The Story
Why it exists.
The beginning
Vento di Fiori, Wind of Flowers, arrived in 2008 from Enzo Galardi at Bois 1920, a house that has built its name on quiet understatement rather than bold statements. The name itself is a provocation: call a fragrance something as light and transient as wind through petals, then build it from materials that do the opposite. The Sicilian citrus at the opening is immediate and effervescent, bright and lively, the zest of citrus fruit that seems to fill the air. But the heart adds complexity that refuses to stay decorative. Pink pepper introduces a clean, almost metallic spice that prickles at the edges of the citrus brightness. Coriander deepens it into something herbal and dry, its slightly soapy quality keeping the composition grounded and preventing any veering toward sweetness.

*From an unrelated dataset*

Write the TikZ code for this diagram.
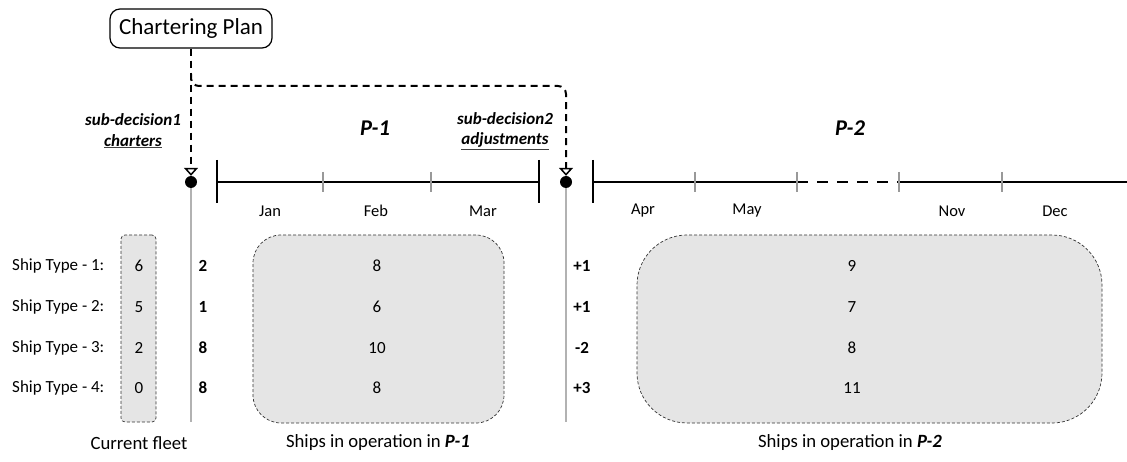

What makes the structure unusual is the relationship between the opening and the drydown. The citrus in Vento di Fiori is not a polite formality, it's genuine Sicilian mandarin, juicy and tart, carrying actual fruit character rather than a citrus accord that merely suggests brightness. The pink pepper in the heart amplifies that energy rather than tempering it, adding a spice that reads as pink rather than black, clean, slightly floral, with a hint of effervescence. Coriander is the surprise material here: its soapy, herbaceous quality keeps the composition from tipping into sweetness even as the amber in the base builds warmth.
The evolution
The opening arrives clean and bright, Sicilian mandarin and sweet orange giving you the juice without delay. It smells like citrus fruit split open, the oils on your fingers. Soon the pink pepper and coriander take over the transition, and that is where the fragrance reveals its hand: not a floral at all, but a warm spice that keeps the citrus honest. The coriander has that dry, slightly soapy herb quality that prevents the composition from ever reading as sweet. The rosewood contributes a warm, slightly resinous wood that sits just beneath the spice, adding body to the mid-section. Then the base arrives, and it is a full hand-off. The citrus is gone. The spice softens. What remains is Indonesian patchouli, clean and earthy, intertwined with incense and amber.
Cultural impact
Vento di Fiori occupies an unusual position among Bois 1920's catalog, it carries a floral name but performs like something earthier and more complex. The composition draws comparisons to Terre d'Hermès for its dry spice-and-wood structure, though Vento di Fiori's citrus opening is brighter and its incense drydown more pronounced. The 2008 release positioned the fragrance within a space that values restraint and nuance, appealing to those who seek depth beyond surface impression.